Les différentes facettes de La Haye avaient néanmoins besoin d’être taillées. Les vignes du domaine ont entre 30 et 40 ans. Château La Haye est certifié Haute Valeur Environnementale niveau 3. Pour un plus grand respect des baies, les vendanges sont faites en petites cagettes. Les raisins sont égrappés et, depuis ce millésime, la famille a investi dans un égreneur, signe qu’un travail vers le raffinement est en marche. La vinification, opérée avec l’aide de l’œnologue Eric Boissenot, se fait en petites cuves qui permettent un travail parcellaire. Classé Cru Bourgeois et lauréat avec le 2013 et le 2014, la famille vise le classement en Cru Bourgeois exceptionnel.
Alors qu’auparavant, le vin passait en 100 % de bois neuf, la famille préfère désormais laisser son vin vieillir en un tiers de barriques neuves, un tiers d’un vin et un tiers de deux vins, toujours en chêne français. La Haye profite en moyenne de 12 mois d’élevage. Le Château produit entre 50 et 60 000 bouteilles par an. Le prix moyen de la bouteille vendue à la propriété est de 27 EUR TTC, un bon rapport pour les amateurs. Le château produit également une deuxième étiquette issue des plus jeunes vignes, Le Cèdre de La Haye (40 000 bouteilles) et une micro cuvée de 3 à 4000 bouteilles, uniquement dans les meilleurs millésimes, Majesté de La Haye. Cependant, dans un souhait d’amélioration de La Haye, la famille envisage d’intégrer cette sélection dans le grand vin.
Le deuxième bijou de la famille se trouve dans l’appellation Pauillac. Château Bellevue – au nom duquel a été accolé celui de Cardon pour marquer son entrée dans le giron familial mais aussi sa renaissance – est un domaine qui avait perdu ses vignes suite au gel de 1956. Des 12 hectares d’origine, la famille a récupéré 2.5 hectares, au nez et à la barbe d’illustres voisins. Actuellement, 0.6 hectares sont en production avec des vieilles vignes âgée de 60 ans. Le reste est aujourd’hui en cours de replantation.
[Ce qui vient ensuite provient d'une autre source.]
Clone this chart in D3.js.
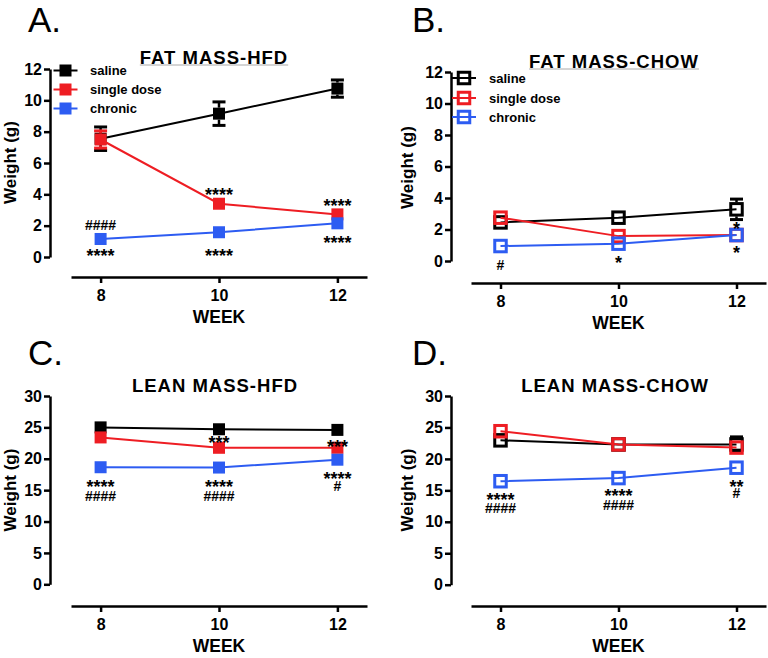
<!DOCTYPE html>
<html><head><meta charset="utf-8">
<script src="https://cdn.jsdelivr.net/npm/d3@7"></script>
<style>body{margin:0;background:#fff}svg{display:block}</style>
</head><body><svg id="c" width="768" height="658"></svg>
<script>
// ---------- DATA ----------
const weeks = [8, 10, 12];
const seriesNames = ["saline", "single dose", "chronic"];
const seriesColors = ["#000000", "#ee1d23", "#2d5cf2"];
const fatTicks = [0, 2, 4, 6, 8, 10, 12];
const leanTicks = [0, 5, 10, 15, 20, 25, 30];
const panelLetters = ["A.", "B.", "C.", "D."];
const panelTitles = ["FAT MASS-HFD", "FAT MASS-CHOW", "LEAN MASS-HFD", "LEAN MASS-CHOW"];
const xLabel = "WEEK";
const yLabel = "Weight (g)";

// A: fat mass, HFD
const fatHfdSaline = [7.55, 9.15, 10.75];
const fatHfdSingle = [7.5, 3.4, 2.72];
const fatHfdChronic = [1.15, 1.58, 2.15];
const fatHfdSalineErr = [0.75, 0.75, 0.55];
const fatHfdSingleErr = [0.55, 0.25, 0.2];
const fatHfdChronicErr = [0.15, 0.15, 0.2];
const fatHfdMarks = [[8, 2.04, "####"], [8, 0.34, "****"], [10, 4.21, "****"], [10, 0.34, "****"], [12, 3.51, "****"], [12, 1.15, "****"]];

// B: fat mass, chow
const fatChowSaline = [2.45, 2.75, 3.28];
const fatChowSingle = [2.75, 1.58, 1.65];
const fatChowChronic = [0.95, 1.1, 1.65];
const fatChowSalineErr = [0.3, 0.3, 0.65];
const fatChowSingleErr = [0.3, 0.2, 0.2];
const fatChowChronicErr = [0.15, 0.2, 0.2];
const fatChowMarks = [[8, -0.25, "#"], [10, 0.13, "*"], [12, 2.29, "*"], [12, 0.76, "*"]];

// C: lean mass, HFD
const leanHfdSaline = [25.0, 24.7, 24.6];
const leanHfdSingle = [23.4, 21.75, 21.75];
const leanHfdChronic = [18.65, 18.6, 19.85];
const leanHfdSalineErr = [0.4, 0.5, 0.5];
const leanHfdSingleErr = [0.6, 0.6, 0.6];
const leanHfdChronicErr = [0.5, 0.5, 0.8];
const leanHfdMarks = [[8, 16.2, "****"], [8, 14.06, "####"], [10, 23.1, "***"], [10, 16.2, "****"], [10, 14.06, "####"], [12, 22.5, "***"], [12, 17.4, "****"], [12, 15.7, "#"]];

// D: lean mass, chow
const leanChowSaline = [22.95, 22.3, 22.3];
const leanChowSingle = [24.4, 22.3, 21.8];
const leanChowChronic = [16.45, 16.95, 18.6];
const leanChowSalineErr = [0.5, 0.4, 1.2];
const leanChowSingleErr = [0.6, 0.5, 0.6];
const leanChowChronicErr = [0.5, 0.5, 0.6];
const leanChowMarks = [[8, 14.15, "****"], [8, 12.2, "####"], [10, 14.8, "****"], [10, 12.67, "####"], [12, 16.2, "**"], [12, 14.6, "#"]];

// ---------- LAYOUT ----------
const FONT = "'Liberation Sans', Arial, Helvetica, sans-serif";
const panels = [
  {letter: panelLetters[0], lx: 28, ly: 32, title: panelTitles[0], tx: 214, ty: 64, underline: true,
   ax: 50, yb: 257, yt: 69, ymax: 12, ticks: fatTicks, x0: 71, x1: 367, xay: 277, ylx: 15.5, yly: 162.5, open: false,
   legend: {mx: 65.5, ys: [70.5, 89.5, 108.5], tx: 90},
   values: [fatHfdSaline, fatHfdSingle, fatHfdChronic], errs: [fatHfdSalineErr, fatHfdSingleErr, fatHfdChronicErr], marks: fatHfdMarks},
  {letter: panelLetters[1], lx: 412, ly: 32, title: panelTitles[1], tx: 614, ty: 68, underline: true,
   ax: 451, yb: 261, yt: 72, ymax: 12, ticks: fatTicks, x0: 471, x1: 766, xay: 283, ylx: 412.5, yly: 167.5, open: true,
   legend: {mx: 464, ys: [78, 98, 117], tx: 489},
   values: [fatChowSaline, fatChowSingle, fatChowChronic], errs: [fatChowSalineErr, fatChowSingleErr, fatChowChronicErr], marks: fatChowMarks},
  {letter: panelLetters[2], lx: 28, ly: 365, title: panelTitles[2], tx: 215, ty: 392, underline: false,
   ax: 50, yb: 584.3, yt: 396, ymax: 30, ticks: leanTicks, x0: 71, x1: 367, xay: 606, ylx: 15.5, yly: 490, open: false,
   legend: null,
   values: [leanHfdSaline, leanHfdSingle, leanHfdChronic], errs: [leanHfdSalineErr, leanHfdSingleErr, leanHfdChronicErr], marks: leanHfdMarks},
  {letter: panelLetters[3], lx: 412, ly: 365, title: panelTitles[3], tx: 615, ty: 392, underline: false,
   ax: 451, yb: 584.7, yt: 396, ymax: 30, ticks: leanTicks, x0: 471, x1: 766, xay: 606, ylx: 412.5, yly: 490, open: true,
   legend: null,
   values: [leanChowSaline, leanChowSingle, leanChowChronic], errs: [leanChowSalineErr, leanChowSingleErr, leanChowChronicErr], marks: leanChowMarks}
];

const svg = d3.select("#c");
svg.append("rect").attr("width", 768).attr("height", 658).attr("fill", "#fff");

function marker(g, cx, cy, color, open) {
  if (open) {
    const s = 11.5;
    g.append("rect").attr("x", cx - s / 2).attr("y", cy - s / 2).attr("width", s).attr("height", s)
      .attr("fill", "none").attr("stroke", color).attr("stroke-width", 3);
  } else {
    const s = 12;
    g.append("rect").attr("x", cx - s / 2).attr("y", cy - s / 2).attr("width", s).attr("height", s)
      .attr("fill", color);
  }
}

function drawPanel(p) {
  const g = svg.append("g");
  const x = d3.scaleLinear().domain([7.5, 12.5]).range([p.x0, p.x1]);
  const y = d3.scaleLinear().domain([0, p.ymax]).range([p.yb, p.yt]);

  // panel letter
  g.append("text").attr("x", p.lx).attr("y", p.ly).text(p.letter)
    .attr("font-family", FONT).attr("font-size", 35).attr("fill", "#000");

  // title
  const t = g.append("text").attr("x", p.tx).attr("y", p.ty).attr("text-anchor", "middle").text(p.title)
    .attr("font-family", FONT).attr("font-weight", "bold").attr("font-size", 18.5).attr("letter-spacing", "1px");
  if (p.underline) {
    const w = t.node().getComputedTextLength();
    g.append("line").attr("x1", p.tx - w / 2).attr("x2", p.tx + w / 2).attr("y1", p.ty + 1).attr("y2", p.ty + 1)
      .attr("stroke", "#aaa").attr("stroke-width", 1);
  }

  // y axis
  const ya = g.append("g").attr("transform", `translate(${p.ax},0)`)
    .call(d3.axisLeft(y).tickValues(p.ticks).tickSize(6).tickSizeOuter(0).tickFormat(d3.format("d")));
  ya.select(".domain").attr("stroke", "#000").attr("stroke-width", 2.5);
  ya.selectAll(".tick line").attr("stroke", "#000").attr("stroke-width", 2.5);
  ya.selectAll(".tick text").attr("x", -8).attr("font-family", FONT).attr("font-weight", "bold")
    .attr("font-size", 16).attr("fill", "#000");

  // x axis (offset)
  const xa = g.append("g").attr("transform", `translate(0,${p.xay})`)
    .call(d3.axisBottom(x).tickValues(weeks).tickSize(6).tickSizeOuter(0).tickFormat(d3.format("d")));
  xa.select(".domain").attr("stroke", "#000").attr("stroke-width", 2.5);
  xa.selectAll(".tick line").attr("stroke", "#000").attr("stroke-width", 2.5);
  xa.selectAll(".tick text").attr("y", 24).attr("dy", null).attr("font-family", FONT).attr("font-weight", "bold")
    .attr("font-size", 16).attr("fill", "#000");

  // axis titles
  g.append("text").attr("x", x(10)).attr("y", p.xay + 46).attr("text-anchor", "middle").text(xLabel)
    .attr("font-family", FONT).attr("font-weight", "bold").attr("font-size", 17.5);
  g.append("text").attr("transform", `translate(${p.ylx},${p.yly}) rotate(-90)`).attr("text-anchor", "middle")
    .text(yLabel).attr("font-family", FONT).attr("font-weight", "bold").attr("font-size", 17);

  // series
  const line = d3.line().x((d, i) => x(weeks[i])).y(d => y(d));
  p.values.forEach((vals, si) => {
    const color = seriesColors[si];
    const sg = g.append("g");
    sg.append("path").attr("d", line(vals)).attr("fill", "none").attr("stroke", color).attr("stroke-width", 2);
    const half = p.open ? 7 : 6;
    vals.forEach((v, i) => {
      const cx = x(weeks[i]), cy = y(v);
      const e = p.errs[si][i];
      const up = y(v + e), dn = y(v - e);
      if (cy - up > half) {
        sg.append("line").attr("x1", cx).attr("x2", cx).attr("y1", cy - half).attr("y2", up).attr("stroke", color).attr("stroke-width", 2.5);
        sg.append("line").attr("x1", cx - 6.5).attr("x2", cx + 6.5).attr("y1", up).attr("y2", up).attr("stroke", color).attr("stroke-width", 3);
      }
      if (dn - cy > half) {
        sg.append("line").attr("x1", cx).attr("x2", cx).attr("y1", cy + half).attr("y2", dn).attr("stroke", color).attr("stroke-width", 2.5);
        sg.append("line").attr("x1", cx - 6.5).attr("x2", cx + 6.5).attr("y1", dn).attr("y2", dn).attr("stroke", color).attr("stroke-width", 3);
      }
      marker(sg, cx, cy, color, p.open);
    });
  });

  // significance marks: stacked marks at the same week that sit close together share one text element
  const items = p.marks.map(([wk, v, txt]) => ({wk, cx: x(wk), cy: y(v), txt}))
    .sort((a, b) => a.wk - b.wk || a.cy - b.cy);
  const groups = [];
  items.forEach(it => {
    const last = groups.length ? groups[groups.length - 1] : null;
    const prev = last ? last[last.length - 1] : null;
    if (prev && prev.wk === it.wk && it.cy - prev.cy < 17) last.push(it);
    else groups.push([it]);
  });
  groups.forEach(grp => {
    const te = g.append("text").attr("text-anchor", "middle").attr("font-family", FONT)
      .attr("font-weight", "bold").attr("fill", "#000");
    grp.forEach(it => {
      const star = it.txt.includes("*");
      te.append("tspan").attr("x", it.cx).attr("y", star ? it.cy + 10 : it.cy + 5)
        .attr("font-size", star ? 18 : 14).text(it.txt);
    });
  });

  // legend
  if (p.legend) {
    const L = p.legend;
    seriesNames.forEach((name, si) => {
      const yy = L.ys[si];
      g.append("line").attr("x1", L.mx - 12).attr("x2", L.mx + 12).attr("y1", yy).attr("y2", yy)
        .attr("stroke", seriesColors[si]).attr("stroke-width", 2);
      marker(g, L.mx, yy, seriesColors[si], p.open);
      g.append("text").attr("x", L.tx).attr("y", yy + 4.6).text(name)
        .attr("font-family", FONT).attr("font-weight", "bold").attr("font-size", 13);
    });
  }
}

panels.forEach(drawPanel);
</script>
</body></html>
En octobre dernier, le jeune Lloyd Lippens a souhaité soumettre son travail au palais expert de l’éminent sommelier chinois Nelson Chow, président des sommeliers de Hong Kong et de Chine. En dégustant successivement le 2014, 2015 et le 2016 de Château La Haye, Nelson Chow a pu noter l’apparente évolution dans le travail de la famille. Tous dévoilent de beaux arômes de fruits et d’épices, mais les vins ont gagné en structure d’année en année. La Haye est en train de se démarquer par un style propre et la dégustation avec l’expert chinois a confirmé que le petit diamant brut trouvait peu à peu son éclat.
Aujourd’hui, des analyses des sols sont encore en cours afin de définir précisément les terroirs. L’histoire suit son cours, réécrite dans la tradition médocaine mais avec un petit accent d’ailleurs, promettant un bel avenir à ce petit bijou de Saint-Estèphe.